We All Want Different Things From Games

Whether it's casual game nights with friends or a new fantasy RPG epic, we're all after something different.

We All Want Different Things From Games

What do you personally look for in games? Maybe you love lengthy RPGs to sink your teeth into, might be that all you're after is a machine for playing the new Call of Duty each year, keep things casual. Possibly it's a new social experience you can play with online friends, jumping in each week on Fortnite, Peak or something else. Or perhaps you don't fit neatly into a single box here, and that's perfectly fine.

I'm probably preaching to the choir if you're here reading this, but that versatility is a major reason why I love gaming. Games can be art, they can be cheesy escapism, they can deliver wonderfully complex branching storytelling you can't experience (not as well, anyway) in other mediums, a fun hangout. Each are valid, and we're all after something different. Our moods and wants greatly vary.

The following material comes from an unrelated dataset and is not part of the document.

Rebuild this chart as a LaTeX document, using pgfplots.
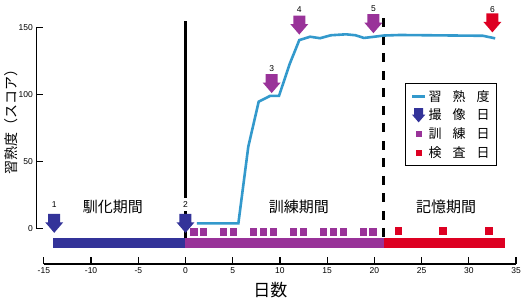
\documentclass[border=0pt]{standalone}
\usepackage{fontspec}
\setmainfont{Liberation Sans}
\newfontfamily\jp{Noto Sans CJK JP}
\usepackage{pgfplots}
\pgfplotsset{compat=1.18}
\definecolor{cblue}{RGB}{51,51,153}
\definecolor{cpurple}{RGB}{153,51,153}
\definecolor{cred}{RGB}{221,0,34}
\definecolor{cline}{RGB}{51,153,204}
\pgfplotsset{
  shortline legend/.style={legend image code/.code={\draw[##1] (0pt,0pt) -- (13pt,0pt);}},
  shortmark legend/.style={legend image code/.code={\draw[mark repeat=2,mark phase=2,##1] plot coordinates {(0pt,0pt)(6.5pt,0pt)(13pt,0pt)};}},
}
\pgfdeclareplotmark{darrow}{%
  \pgfpathmoveto{\pgfpoint{-0.6\pgfplotmarksize}{0.95\pgfplotmarksize}}%
  \pgfpathlineto{\pgfpoint{0.6\pgfplotmarksize}{0.95\pgfplotmarksize}}%
  \pgfpathlineto{\pgfpoint{0.6\pgfplotmarksize}{0.1\pgfplotmarksize}}%
  \pgfpathlineto{\pgfpoint{0.9\pgfplotmarksize}{0.1\pgfplotmarksize}}%
  \pgfpathlineto{\pgfpoint{0\pgfplotmarksize}{-0.95\pgfplotmarksize}}%
  \pgfpathlineto{\pgfpoint{-0.9\pgfplotmarksize}{0.1\pgfplotmarksize}}%
  \pgfpathlineto{\pgfpoint{-0.6\pgfplotmarksize}{0.1\pgfplotmarksize}}%
  \pgfpathclose
  \pgfusepathqfill}
\begin{document}
\begin{tikzpicture}
\path[use as bounding box] (0,0) rectangle (531pt,298pt);
\begin{axis}[
  at={(36.3pt,34pt)}, anchor=south west,
  scale only axis, width=479.7pt, height=236.8pt,
  xmin=-15.8, xmax=35, ymin=-26.4, ymax=150,
  clip=false,
  axis x line*=bottom, axis y line*=left,
  axis line style={draw=none},
  tick align=inside,
  major tick length=7pt,
  every tick/.style={black, line width=1.2pt},
  xtick={-15,-10,-5,0,5,10,15,20,25,30,35},
  xticklabels={-15,-10,-5,0,5,10,15,20,25,30,35},
  ytick={0,50,100,150},
  yticklabels={0,50,100,150},
  tick label style={font=\fontsize{8.5}{8.5}\selectfont},
  legend style={at={(0.7686,0.7644)}, anchor=north west, draw=black,
    line width=1.3pt, fill=white,
    font=\jp\fontsize{13}{13}\selectfont, inner xsep=5pt, inner ysep=4.5pt,
    row sep=2.5pt},
  legend cell align=left,
]
% axis lines
\addplot[black, line width=1.5pt, forget plot] coordinates {(-15,-26.4) (35,-26.4)};
\addplot[black, line width=1.5pt, forget plot] coordinates {(-15.8,0) (-15.8,150)};
% period bars
\addplot[fill=cblue, draw=none, forget plot] coordinates {(-14.05,-7.4) (0,-7.4) (0,-14.8) (-14.05,-14.8)} -- cycle;
\addplot[fill=cpurple, draw=none, forget plot] coordinates {(0,-7.4) (21,-7.4) (21,-14.8) (0,-14.8)} -- cycle;
\addplot[fill=cred, draw=none, forget plot] coordinates {(21,-7.4) (33.84,-7.4) (33.84,-14.8) (21,-14.8)} -- cycle;
% vertical separators
\addplot[black, line width=3pt, forget plot] coordinates {(0,154.6) (0,-7.4)};
\addplot[black, line width=3pt, dash pattern=on 9pt off 8.5pt, forget plot] coordinates {(21,156.6) (21,-7)};
% proficiency curve
\addplot[cline, line width=2.6pt, forget plot] coordinates {
(1.2,3.9) (5.6,3.9) (6.65,61) (7.75,94.5) (8.95,98.8) (9.9,98.8) (11.0,122)
(12.05,140.4) (13.2,142.9) (14.25,141.8) (15.4,144) (17.0,144.7) (18.0,144)
(18.9,142) (20.0,142.9) (21,143.8) (22.7,144.2) (31.5,143.6) (32.8,141.7)};
% training days
\addplot[only marks, mark=square*, mark size=3.3pt, cpurple, forget plot] coordinates {
(0.90,-2.5) (1.89,-2.5) (4.00,-2.5) (5.06,-2.5) (7.18,-2.5) (8.24,-2.5) (9.30,-2.5)
(11.42,-2.5) (12.48,-2.5) (14.59,-2.5) (15.65,-2.5) (16.71,-2.5) (18.83,-2.5) (19.83,-2.5)};
% test days
\addplot[only marks, mark=square*, mark size=3.3pt, cred, forget plot] coordinates {
(22.54,-1.8) (27.24,-1.8) (32.14,-1.8)};
% imaging arrows
\addplot[only marks, mark=darrow, mark size=10pt, mark options={fill=cblue, draw=none}, forget plot] coordinates {(-13.9,3.9) (0,3.9)};
\addplot[only marks, mark=darrow, mark size=10pt, mark options={fill=cpurple, draw=none}, forget plot] coordinates {(9.13,108) (12.05,151.6) (19.9,152.6)};
\addplot[only marks, mark=darrow, mark size=10pt, mark options={fill=cred, draw=none}, forget plot] coordinates {(32.5,153.2)};
% arrow numbers
\node[font=\fontsize{8.5}{8.5}\selectfont] at (axis cs:-13.9,17.6) {1};
\node[font=\fontsize{8.5}{8.5}\selectfont, fill=white, inner sep=3.5pt] at (axis cs:0,18.1) {2};
\node[font=\fontsize{8.5}{8.5}\selectfont] at (axis cs:9.13,119.4) {3};
\node[font=\fontsize{8.5}{8.5}\selectfont] at (axis cs:12.05,163.3) {4};
\node[font=\fontsize{8.5}{8.5}\selectfont] at (axis cs:19.9,163.5) {5};
\node[font=\fontsize{8.5}{8.5}\selectfont] at (axis cs:32.5,163.5) {6};
% period labels
\node[font=\jp\fontsize{15}{15}\selectfont] at (axis cs:-7.68,16.3) {馴化期間};
\node[font=\jp\fontsize{15}{15}\selectfont] at (axis cs:12.0,16.3) {訓練期間};
\node[font=\jp\fontsize{15}{15}\selectfont] at (axis cs:27.6,16.3) {記憶期間};
% axis titles
\node[rotate=90, font=\jp\fontsize{14}{14}\selectfont] at (axis cs:-18.5,82) {習熟度（スコア）};
\node[font=\jp\fontsize{17}{17}\selectfont] at (axis cs:9,-45.7) {日数};
% legend
\addlegendimage{cline, line width=3pt, shortline legend}
\addlegendimage{only marks, mark=darrow, mark size=7.5pt, mark options={fill=cblue, draw=none}, shortmark legend}
\addlegendimage{only marks, mark=square*, mark size=2.3pt, cpurple, shortmark legend}
\addlegendimage{only marks, mark=square*, mark size=2.3pt, cred, shortmark legend}
\legend{習\hspace{11pt}熟\hspace{11pt}度, 撮\hspace{11pt}像\hspace{11pt}日, 訓\hspace{11pt}練\hspace{11pt}日, 検\hspace{11pt}査\hspace{11pt}日}
\end{axis}
\end{tikzpicture}
\end{document}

For me, I'm likely playing another round of Mario Kart, Jackbox or Everybody's Golf with friends. I also love something narrative-driven that I can sit down with over extended sessions; this year alone has seen me beat two Trails games, Clair Obscur: Expedition 33, and more while I've begun making progress on Hades 2. Games often give you a wide choice in how to proceed between different weapons, builds, difficulty settings, and more. Which is why it drives me mad seeing some people try to enforce their own rules on someone else.

I don't mean people criticising a game, that's fair enough. It's more the issue of how some attempt to police how strangers engage with a game or series. Telling people they didn't play Elden Ring “correctly” because they used magic, going off because they made different choices to you in Baldur’s Gate 3. Attempting to shame easier difficulty runs because it's allegedly not valid or “manly” unless you clear mega-ultra-nightmare mode, perish the thought. Those who rant about accessibility features making a game “too easy,” things like that.

Someone riding a horse across a graveyard with a massive tree and ruins looming in the distance

None of this is new, particularly the often toxic debate around difficulty settings, yet I'm writing about it now because this issue persists across online spaces. Not only is it such an exclusionary mindset that keeps communities gated, this actively goes against a developer's intentions. Why would these features exist if the team doesn't want you using them? Specific progress differs depending on where you look, though with greater strides being made for accessibility, more big releases are giving us options on how to engage.

I don't like the phrase “let people enjoy things” because it's regularly used to silence criticism, though it's fitting in this context. If someone else's approach doesn't exactly match yours, so what? There's more important things to worry about. We all want different things out here, and I'm glad games can widely cater for that.